* [Short task]:
Copy exactly the lines from the beginning of the data down to and including the line holding "ax.axhline(v, color=grid_col, lw=0.72, zorder=0)", without any pictures.
%%
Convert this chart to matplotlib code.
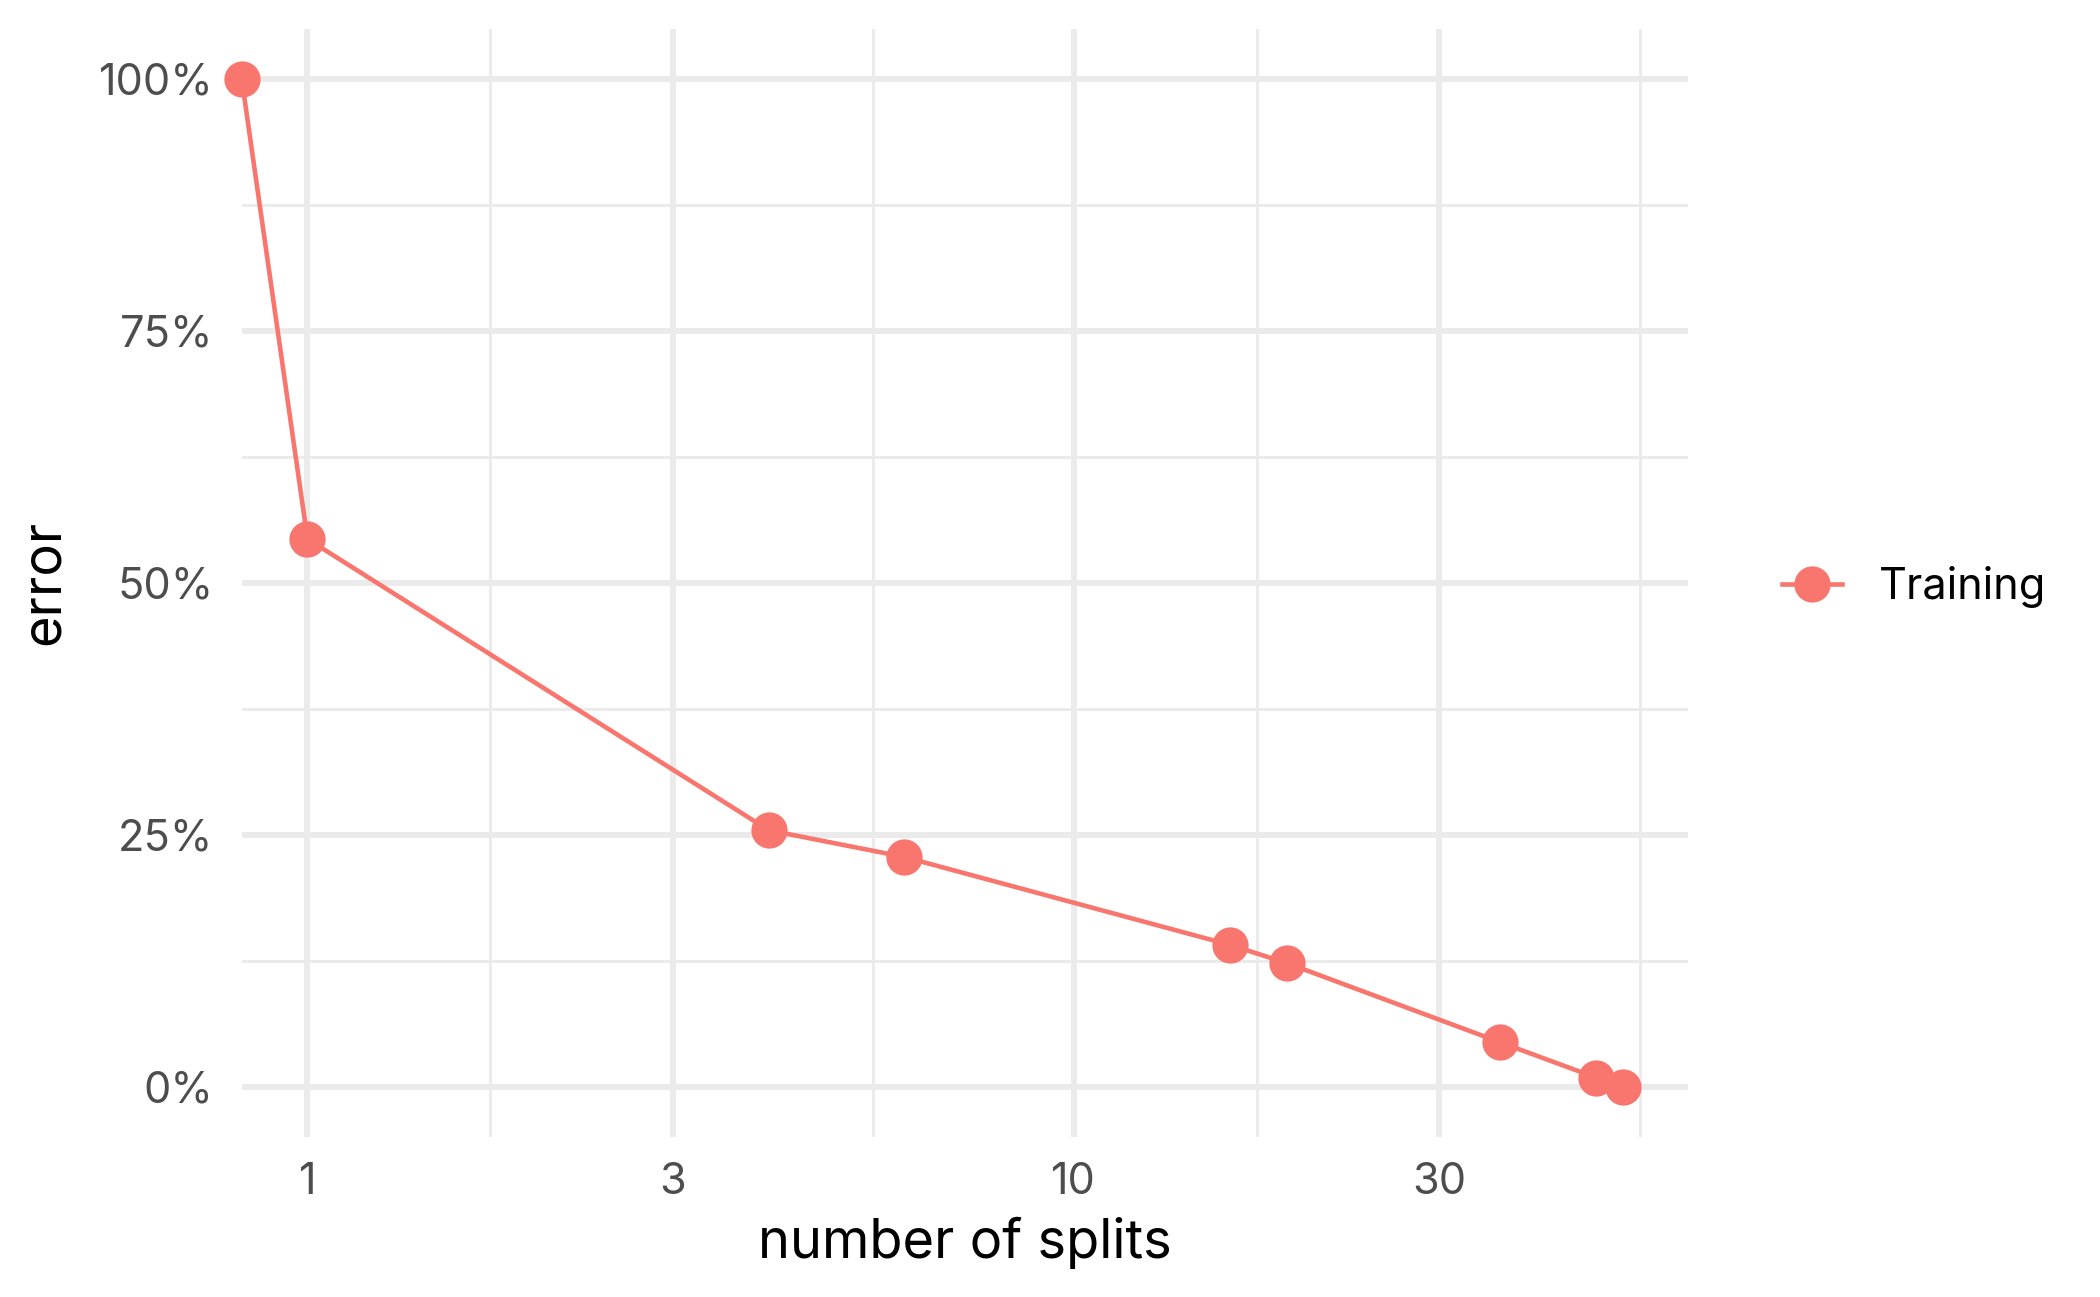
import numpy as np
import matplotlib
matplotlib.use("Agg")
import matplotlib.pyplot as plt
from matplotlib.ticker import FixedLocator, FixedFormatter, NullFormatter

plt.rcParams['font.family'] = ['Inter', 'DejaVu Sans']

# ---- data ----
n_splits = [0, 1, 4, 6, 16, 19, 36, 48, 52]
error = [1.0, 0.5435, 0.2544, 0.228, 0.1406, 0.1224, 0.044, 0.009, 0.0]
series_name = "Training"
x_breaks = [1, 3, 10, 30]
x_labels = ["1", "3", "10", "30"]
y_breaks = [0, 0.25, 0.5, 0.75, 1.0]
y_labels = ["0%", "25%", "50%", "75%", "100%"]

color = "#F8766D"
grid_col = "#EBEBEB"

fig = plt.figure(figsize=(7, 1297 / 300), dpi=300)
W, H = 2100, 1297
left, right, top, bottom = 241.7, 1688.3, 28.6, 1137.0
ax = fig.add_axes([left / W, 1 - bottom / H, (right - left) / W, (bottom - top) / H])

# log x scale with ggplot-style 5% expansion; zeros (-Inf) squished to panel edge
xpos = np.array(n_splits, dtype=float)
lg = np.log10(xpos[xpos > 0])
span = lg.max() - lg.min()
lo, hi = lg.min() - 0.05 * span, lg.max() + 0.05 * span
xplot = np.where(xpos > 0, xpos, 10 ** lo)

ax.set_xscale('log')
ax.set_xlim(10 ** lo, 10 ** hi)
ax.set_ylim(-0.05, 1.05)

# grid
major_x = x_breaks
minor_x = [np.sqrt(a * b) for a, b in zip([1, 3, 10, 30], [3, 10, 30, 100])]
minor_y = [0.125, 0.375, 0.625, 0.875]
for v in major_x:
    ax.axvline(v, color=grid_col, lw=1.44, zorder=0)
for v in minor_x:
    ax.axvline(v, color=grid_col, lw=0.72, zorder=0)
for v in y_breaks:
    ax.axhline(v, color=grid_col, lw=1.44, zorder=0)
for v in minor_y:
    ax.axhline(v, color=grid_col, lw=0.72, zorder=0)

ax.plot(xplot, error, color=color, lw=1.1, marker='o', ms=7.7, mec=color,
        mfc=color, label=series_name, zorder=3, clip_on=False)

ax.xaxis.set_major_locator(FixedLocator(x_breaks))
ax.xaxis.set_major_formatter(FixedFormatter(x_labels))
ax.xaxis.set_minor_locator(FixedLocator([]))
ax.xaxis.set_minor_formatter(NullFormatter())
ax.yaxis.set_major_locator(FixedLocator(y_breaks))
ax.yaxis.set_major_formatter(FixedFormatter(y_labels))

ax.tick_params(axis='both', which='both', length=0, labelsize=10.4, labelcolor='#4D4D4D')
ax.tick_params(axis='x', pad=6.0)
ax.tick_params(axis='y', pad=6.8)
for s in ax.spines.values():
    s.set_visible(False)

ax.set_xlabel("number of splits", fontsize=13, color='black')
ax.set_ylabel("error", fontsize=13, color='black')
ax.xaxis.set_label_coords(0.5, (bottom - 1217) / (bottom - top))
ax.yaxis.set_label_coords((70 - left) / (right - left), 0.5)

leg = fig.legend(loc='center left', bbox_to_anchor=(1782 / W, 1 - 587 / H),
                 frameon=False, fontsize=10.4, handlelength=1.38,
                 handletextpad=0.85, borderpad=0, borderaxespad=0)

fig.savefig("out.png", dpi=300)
%%
* [Result of the task]:
Convert this chart to matplotlib code.
import numpy as np
import matplotlib
matplotlib.use("Agg")
import matplotlib.pyplot as plt
from matplotlib.ticker import FixedLocator, FixedFormatter, NullFormatter

plt.rcParams['font.family'] = ['Inter', 'DejaVu Sans']

# ---- data ----
n_splits = [0, 1, 4, 6, 16, 19, 36, 48, 52]
error = [1.0, 0.5435, 0.2544, 0.228, 0.1406, 0.1224, 0.044, 0.009, 0.0]
series_name = "Training"
x_breaks = [1, 3, 10, 30]
x_labels = ["1", "3", "10", "30"]
y_breaks = [0, 0.25, 0.5, 0.75, 1.0]
y_labels = ["0%", "25%", "50%", "75%", "100%"]

color = "#F8766D"
grid_col = "#EBEBEB"

fig = plt.figure(figsize=(7, 1297 / 300), dpi=300)
W, H = 2100, 1297
left, right, top, bottom = 241.7, 1688.3, 28.6, 1137.0
ax = fig.add_axes([left / W, 1 - bottom / H, (right - left) / W, (bottom - top) / H])

# log x scale with ggplot-style 5% expansion; zeros (-Inf) squished to panel edge
xpos = np.array(n_splits, dtype=float)
lg = np.log10(xpos[xpos > 0])
span = lg.max() - lg.min()
lo, hi = lg.min() - 0.05 * span, lg.max() + 0.05 * span
xplot = np.where(xpos > 0, xpos, 10 ** lo)

ax.set_xscale('log')
ax.set_xlim(10 ** lo, 10 ** hi)
ax.set_ylim(-0.05, 1.05)

# grid
major_x = x_breaks
minor_x = [np.sqrt(a * b) for a, b in zip([1, 3, 10, 30], [3, 10, 30, 100])]
minor_y = [0.125, 0.375, 0.625, 0.875]
for v in major_x:
    ax.axvline(v, color=grid_col, lw=1.44, zorder=0)
for v in minor_x:
    ax.axvline(v, color=grid_col, lw=0.72, zorder=0)
for v in y_breaks:
    ax.axhline(v, color=grid_col, lw=1.44, zorder=0)
for v in minor_y:
    ax.axhline(v, color=grid_col, lw=0.72, zorder=0)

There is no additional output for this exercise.